What I'm doing with my website engine is what others have
mentioned: I'm segmenting core functionalities into their
own modules, complete with their own accessor methods, as
a layer of abstraction between my application and the
appropriate CPAN modules (CGI::, DBI::, etc). My aim is to
create a Site::Request object, which is an interface to the
CGI:: module, pass the reference of that to the Site::Auth
object (which manages session state and user permissions),
which creates the Site::SQL object, which in turn
creates the DBI:: object. The core kernel code then passes
the references to the ::Request and ::Auth objects to my
templating subsystem module, Site::Template, to produce the
output.
Currently, glacial development speed notwithstanding, it
appears to me to be a valid and pliable approach. I'm
considering ways to incorporate other tertiary modules for usage
into the templating subsystem, like page creation and
modification tools, without having to use standalone scripts
in something like a seperate document subdirectory.

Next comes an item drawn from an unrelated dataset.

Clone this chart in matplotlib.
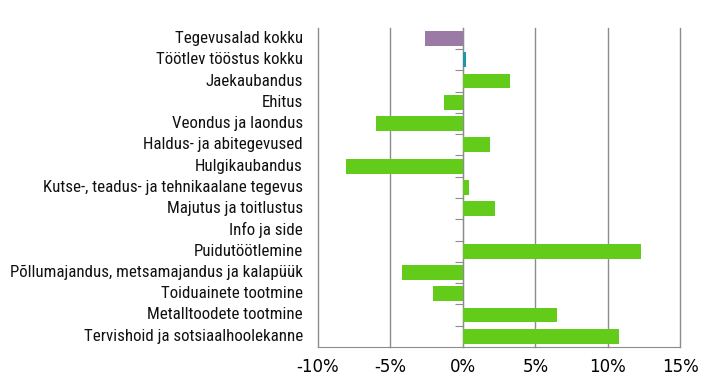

I suppose each of my modules could be considered standalone
in functionality and abstraction,
but each relies on the successful creation and execution of
the previous modules. It seems the most sensible thing to
me. I'm trying to make this code as portable and flexible
as possible; I'm currently on a non-mod_perl web host,
sharing resources with other domain owners, but down the
road things may change. Having to switch over from MySQL to
PostGreSQL should be easier this way. With the way the
modules themselves are written, there are very few
non-constant globals (everything else is in object instances),
so the switchover to a mod_perl environment should, in theory,
be painless as well. One could hope, right?
-Shawn / (Ph) Phaysis
If idle hands are the tools of the devil, are idol tools the hands of god?